The clowning around didn’t stop there. When asked about the string of
UNP election defeats, he replied that ‘the SLFP would have lost 50
elections before coming into power’.
‘Would have’ is the appropriate, operative phrase here. As every
schoolchild knows, elections were few and far between in 17 years of UNP
rule. The SLFP ‘would have lost’ 50 elections - had they been held!
Vote rigging
And even the freeness and fairness of the ones that did take place
was questioned. There were allegations of vote rigging, of ballot-box
stuffing and of impersonation on a grand scale.
After all, in 1982 the SLFP candidate for President, Hector
Kobbekaduwa, went to the polling booth only to find his own ballot had
been cast for him. Peter Keuneman, the long-serving, famous Communist
former MP for Colombo Central, had the same experience.
The infamous referendum of 1982 was questioned by none other than the
Commissioner of Elections himself. A record for Sri Lanka.
It is of course possible that Ravi’s brave words about the UPFA’s
fear were meant to bolster confidence in his party’s chances in the
forthcoming Local Government elections. They may have been intended to
prove his loyalty to and faith in his party.

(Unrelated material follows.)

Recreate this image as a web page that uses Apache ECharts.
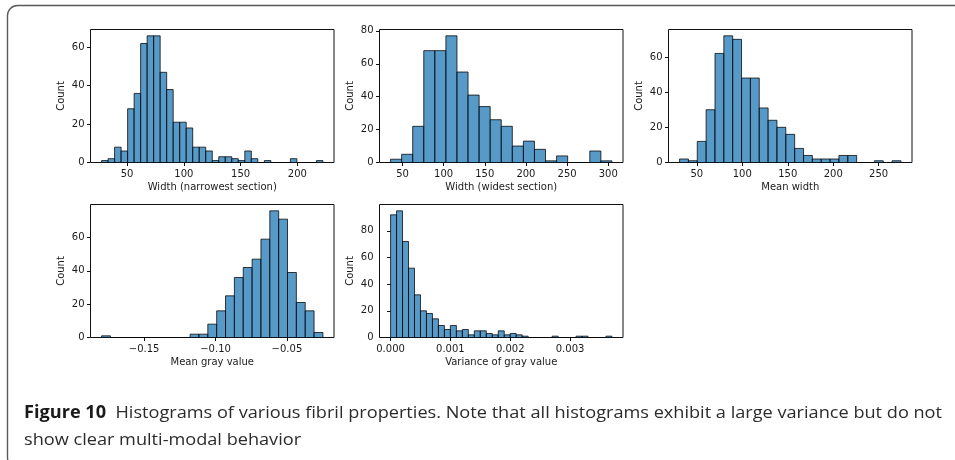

For all is not well between the UNP in Colombo and Ravi.
He has been accused of deleting the names of loyalists of Sajith
Premadasa, opposition leader to the Opposition Leader, from the UNP list
for the Colombo Municipal elections.
Obscure names like Ariyaratna Santiago, Ramya Rajapaksa and Wilfred
Dias are being bandied about as having been included or excluded from
the list.
Or perhaps Karunanayake is only living up to the pagliaccio’s words
in the aria ‘Vesti la giubba’:
‘... laugh, clown, so the crowd will cheer!.